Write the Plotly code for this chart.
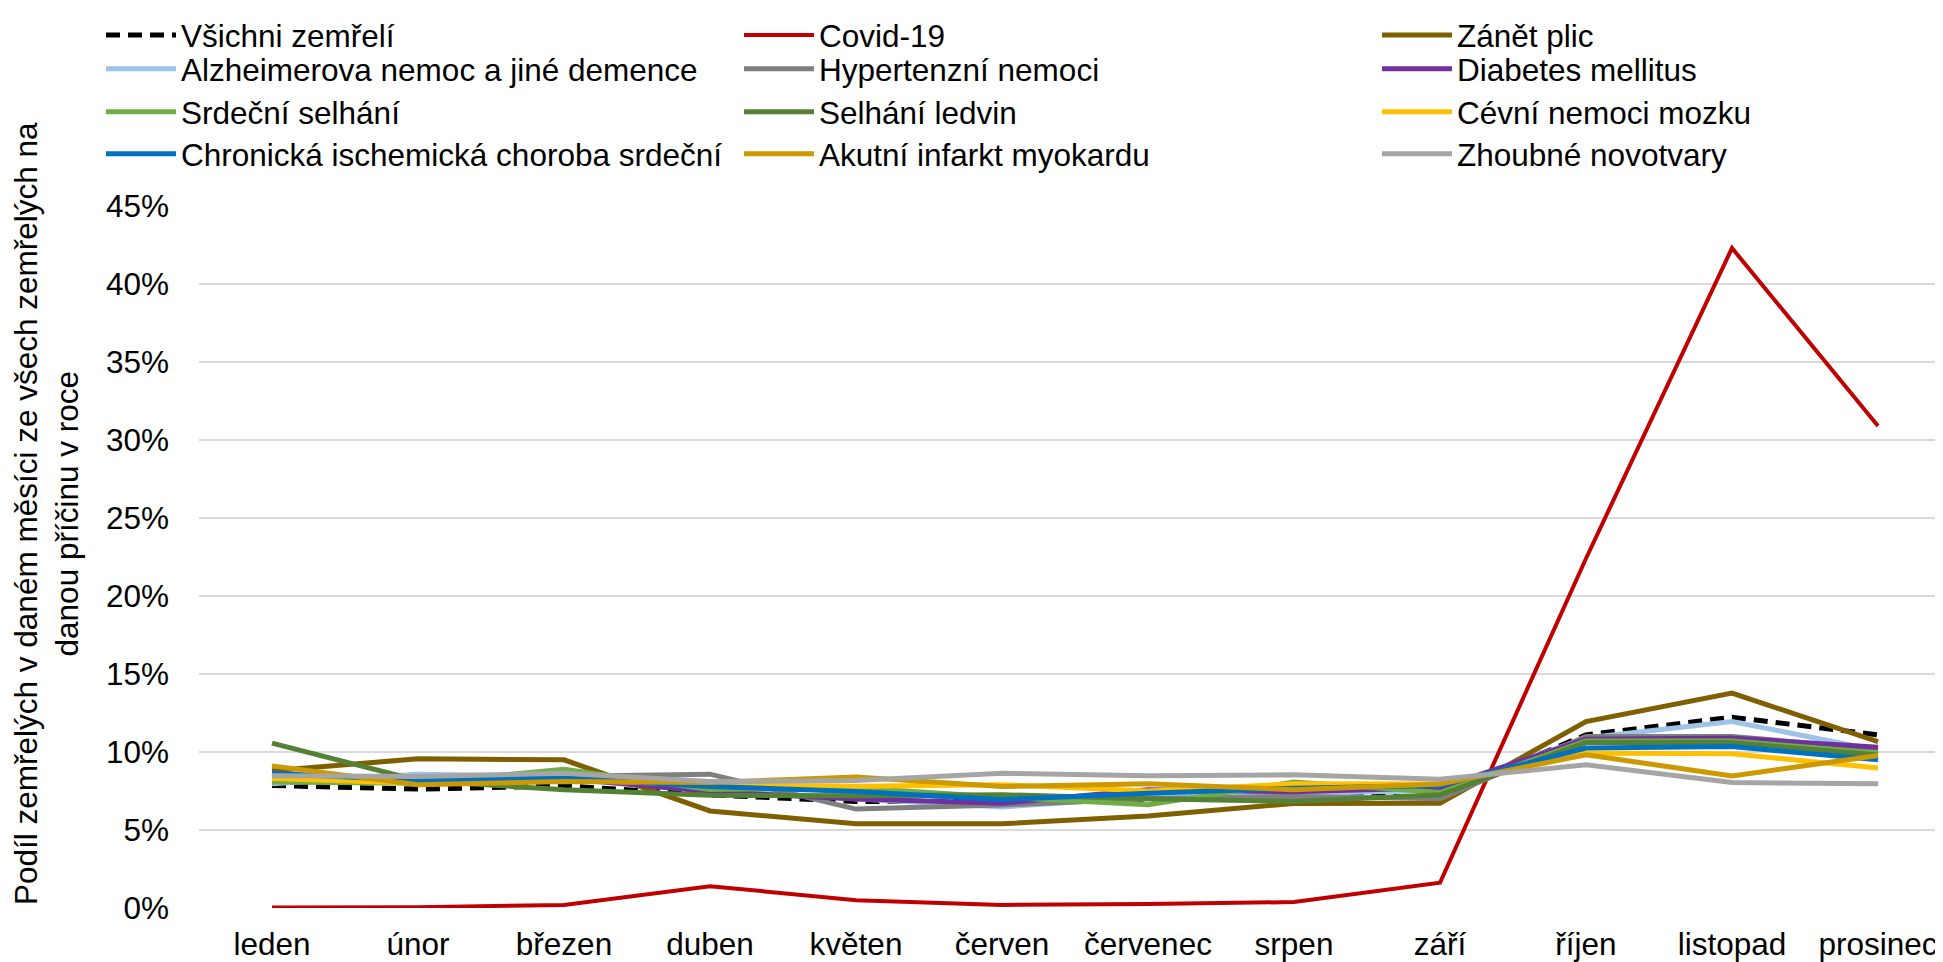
import plotly.graph_objects as go

months = ["leden", "únor", "březen", "duben", "květen", "červen", "červenec",
          "srpen", "září", "říjen", "listopad", "prosinec"]

vsichni = [7.85, 7.62, 7.83, 7.25, 6.83, 6.85, 6.98, 7.15, 7.15, 11.1, 12.23, 11.1]
covid = [0.03, 0.05, 0.2, 1.4, 0.5, 0.2, 0.26, 0.38, 1.62, 22.4, 42.3, 30.9]
zanet = [8.8, 9.56, 9.5, 6.22, 5.4, 5.4, 5.9, 6.7, 6.72, 11.95, 13.77, 10.67]
alzheimer = [7.96, 8.58, 8.45, 7.6, 7.0, 6.47, 7.1, 7.33, 7.55, 10.9, 11.95, 10.1]
hypertenzni = [8.4, 8.3, 8.45, 8.58, 6.34, 6.6, 7.0, 7.15, 7.0, 11.0, 11.0, 10.18]
diabetes = [8.2, 8.1, 8.3, 7.47, 6.98, 6.72, 7.58, 7.45, 7.7, 10.82, 10.89, 10.31]
srdecni = [8.07, 8.0, 8.9, 7.6, 7.7, 7.1, 6.62, 8.07, 7.4, 10.7, 10.71, 9.93]
ledviny = [10.57, 8.17, 7.58, 7.22, 7.2, 7.26, 7.0, 6.83, 7.26, 10.6, 10.6, 9.8]
cevni = [8.3, 8.0, 8.2, 7.9, 7.8, 7.9, 7.5, 7.96, 7.95, 9.93, 9.88, 8.97]
chronicka = [8.64, 8.17, 8.33, 7.79, 7.47, 6.94, 7.36, 7.68, 7.85, 10.25, 10.35, 9.5]
akutni = [9.11, 7.9, 8.11, 8.05, 8.39, 7.79, 7.96, 7.58, 7.95, 9.82, 8.47, 9.77]
zhoubne = [8.47, 8.43, 8.64, 8.11, 8.17, 8.64, 8.47, 8.54, 8.25, 9.18, 8.04, 7.96]

y_ticks = [0, 5, 10, 15, 20, 25, 30, 35, 40, 45]
y_tick_labels = ["0%", "5%", "10%", "15%", "20%", "25%", "30%", "35%", "40%", "45%"]

# name, values, colour, legend column, legend row
series = [
    ("Všichni zemřelí", vsichni, "#000000", 0, 0),
    ("Covid-19", covid, "#C00000", 1, 0),
    ("Zánět plic", zanet, "#7F6000", 2, 0),
    ("Alzheimerova nemoc a jiné demence", alzheimer, "#9DC3E6", 0, 1),
    ("Hypertenzní nemoci", hypertenzni, "#7F7F7F", 1, 1),
    ("Diabetes mellitus", diabetes, "#7030A0", 2, 1),
    ("Srdeční selhání", srdecni, "#70AD47", 0, 2),
    ("Selhání ledvin", ledviny, "#548235", 1, 2),
    ("Cévní nemoci mozku", cevni, "#FFC000", 2, 2),
    ("Chronická ischemická choroba srdeční", chronicka, "#0070C0", 0, 3),
    ("Akutní infarkt myokardu", akutni, "#CC9900", 1, 3),
    ("Zhoubné novotvary", zhoubne, "#A5A5A5", 2, 3),
]

FONT = "Liberation Sans, Arial, sans-serif"
FS = 31.5
W, H = 1943, 962
L, R, T, B = 191, 8, 197, 62
plot_w = W - L - R
plot_h = H - T - B

col_x = [93, 731, 1369]
row_top = [-14.5, 33.8, 76.8, 118.8]

fig = go.Figure()
legends = {}
for i, (name, vals, color, col, row) in enumerate(series):
    key = "legend" if i == 0 else f"legend{i + 1}"
    dash = "14px,8px" if name == "Všichni zemřelí" else "solid"
    width = 4 if name == "Covid-19" else 5
    fig.add_trace(go.Scatter(
        x=months, y=vals, name=name, mode="lines",
        line=dict(color=color, width=width, dash=dash),
        legend=key,
    ))
    legends[key] = dict(
        xref="container", yref="container",
        x=col_x[col] / W, y=1 - row_top[row] / H, xanchor="left", yanchor="top",
        orientation="v", font=dict(family=FONT, size=FS, color="#000000"),
        itemwidth=70, bgcolor="rgba(0,0,0,0)",
    )

fig.update_layout(
    width=W, height=H,
    margin=dict(l=L, r=R, t=T, b=B, autoexpand=False),
    paper_bgcolor="white", plot_bgcolor="white",
    font=dict(family=FONT, size=FS, color="#000000"),
    showlegend=True,
    xaxis=dict(
        type="category", range=[-0.5, -0.5 + plot_w / 146],
        showgrid=False, zeroline=False, showline=False, ticks="",
        tickfont=dict(family=FONT, size=FS, color="#000000"),
        ticklabelstandoff=14, automargin=False, fixedrange=True,
    ),
    yaxis=dict(
        range=[0, 45.06], tickmode="array", tickvals=y_ticks, ticktext=y_tick_labels,
        showgrid=True, gridcolor="#D9D9D9", gridwidth=2,
        zeroline=False, showline=False, ticks="",
        tickfont=dict(family=FONT, size=FS, color="#000000"),
        ticklabelstandoff=29, automargin=False, fixedrange=True,
    ),
    annotations=[dict(
        xref="paper", yref="paper", x=(38 - L) / plot_w, y=(H - B - 506) / plot_h,
        xanchor="center", yanchor="middle", textangle=-90, showarrow=False,
        text="Podíl zemřelých v daném měsíci ze všech zemřelých na<br>danou příčinu v roce",
        font=dict(family=FONT, size=FS, color="#000000"),
    )],
    **legends,
)

fig.write_html("out.html")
------------------------
_WORK TO COMPLETE_: Give an exact reproduction of every line, leaving out any picture.

_WRITTEN RESPONSE_:
Write the Plotly code for this chart.
import plotly.graph_objects as go

months = ["leden", "únor", "březen", "duben", "květen", "červen", "červenec",
          "srpen", "září", "říjen", "listopad", "prosinec"]

vsichni = [7.85, 7.62, 7.83, 7.25, 6.83, 6.85, 6.98, 7.15, 7.15, 11.1, 12.23, 11.1]
covid = [0.03, 0.05, 0.2, 1.4, 0.5, 0.2, 0.26, 0.38, 1.62, 22.4, 42.3, 30.9]
zanet = [8.8, 9.56, 9.5, 6.22, 5.4, 5.4, 5.9, 6.7, 6.72, 11.95, 13.77, 10.67]
alzheimer = [7.96, 8.58, 8.45, 7.6, 7.0, 6.47, 7.1, 7.33, 7.55, 10.9, 11.95, 10.1]
hypertenzni = [8.4, 8.3, 8.45, 8.58, 6.34, 6.6, 7.0, 7.15, 7.0, 11.0, 11.0, 10.18]
diabetes = [8.2, 8.1, 8.3, 7.47, 6.98, 6.72, 7.58, 7.45, 7.7, 10.82, 10.89, 10.31]
srdecni = [8.07, 8.0, 8.9, 7.6, 7.7, 7.1, 6.62, 8.07, 7.4, 10.7, 10.71, 9.93]
ledviny = [10.57, 8.17, 7.58, 7.22, 7.2, 7.26, 7.0, 6.83, 7.26, 10.6, 10.6, 9.8]
cevni = [8.3, 8.0, 8.2, 7.9, 7.8, 7.9, 7.5, 7.96, 7.95, 9.93, 9.88, 8.97]
chronicka = [8.64, 8.17, 8.33, 7.79, 7.47, 6.94, 7.36, 7.68, 7.85, 10.25, 10.35, 9.5]
akutni = [9.11, 7.9, 8.11, 8.05, 8.39, 7.79, 7.96, 7.58, 7.95, 9.82, 8.47, 9.77]
zhoubne = [8.47, 8.43, 8.64, 8.11, 8.17, 8.64, 8.47, 8.54, 8.25, 9.18, 8.04, 7.96]

y_ticks = [0, 5, 10, 15, 20, 25, 30, 35, 40, 45]
y_tick_labels = ["0%", "5%", "10%", "15%", "20%", "25%", "30%", "35%", "40%", "45%"]

# name, values, colour, legend column, legend row
series = [
    ("Všichni zemřelí", vsichni, "#000000", 0, 0),
    ("Covid-19", covid, "#C00000", 1, 0),
    ("Zánět plic", zanet, "#7F6000", 2, 0),
    ("Alzheimerova nemoc a jiné demence", alzheimer, "#9DC3E6", 0, 1),
    ("Hypertenzní nemoci", hypertenzni, "#7F7F7F", 1, 1),
    ("Diabetes mellitus", diabetes, "#7030A0", 2, 1),
    ("Srdeční selhání", srdecni, "#70AD47", 0, 2),
    ("Selhání ledvin", ledviny, "#548235", 1, 2),
    ("Cévní nemoci mozku", cevni, "#FFC000", 2, 2),
    ("Chronická ischemická choroba srdeční", chronicka, "#0070C0", 0, 3),
    ("Akutní infarkt myokardu", akutni, "#CC9900", 1, 3),
    ("Zhoubné novotvary", zhoubne, "#A5A5A5", 2, 3),
]

FONT = "Liberation Sans, Arial, sans-serif"
FS = 31.5
W, H = 1943, 962
L, R, T, B = 191, 8, 197, 62
plot_w = W - L - R
plot_h = H - T - B

col_x = [93, 731, 1369]
row_top = [-14.5, 33.8, 76.8, 118.8]

fig = go.Figure()
legends = {}
for i, (name, vals, color, col, row) in enumerate(series):
    key = "legend" if i == 0 else f"legend{i + 1}"
    dash = "14px,8px" if name == "Všichni zemřelí" else "solid"
    width = 4 if name == "Covid-19" else 5
    fig.add_trace(go.Scatter(
        x=months, y=vals, name=name, mode="lines",
        line=dict(color=color, width=width, dash=dash),
        legend=key,
    ))
    legends[key] = dict(
        xref="container", yref="container",
        x=col_x[col] / W, y=1 - row_top[row] / H, xanchor="left", yanchor="top",
        orientation="v", font=dict(family=FONT, size=FS, color="#000000"),
        itemwidth=70, bgcolor="rgba(0,0,0,0)",
    )

fig.update_layout(
    width=W, height=H,
    margin=dict(l=L, r=R, t=T, b=B, autoexpand=False),
    paper_bgcolor="white", plot_bgcolor="white",
    font=dict(family=FONT, size=FS, color="#000000"),
    showlegend=True,
    xaxis=dict(
        type="category", range=[-0.5, -0.5 + plot_w / 146],
        showgrid=False, zeroline=False, showline=False, ticks="",
        tickfont=dict(family=FONT, size=FS, color="#000000"),
        ticklabelstandoff=14, automargin=False, fixedrange=True,
    ),
    yaxis=dict(
        range=[0, 45.06], tickmode="array", tickvals=y_ticks, ticktext=y_tick_labels,
        showgrid=True, gridcolor="#D9D9D9", gridwidth=2,
        zeroline=False, showline=False, ticks="",
        tickfont=dict(family=FONT, size=FS, color="#000000"),
        ticklabelstandoff=29, automargin=False, fixedrange=True,
    ),
    annotations=[dict(
        xref="paper", yref="paper", x=(38 - L) / plot_w, y=(H - B - 506) / plot_h,
        xanchor="center", yanchor="middle", textangle=-90, showarrow=False,
        text="Podíl zemřelých v daném měsíci ze všech zemřelých na<br>danou příčinu v roce",
        font=dict(family=FONT, size=FS, color="#000000"),
    )],
    **legends,
)

fig.write_html("out.html")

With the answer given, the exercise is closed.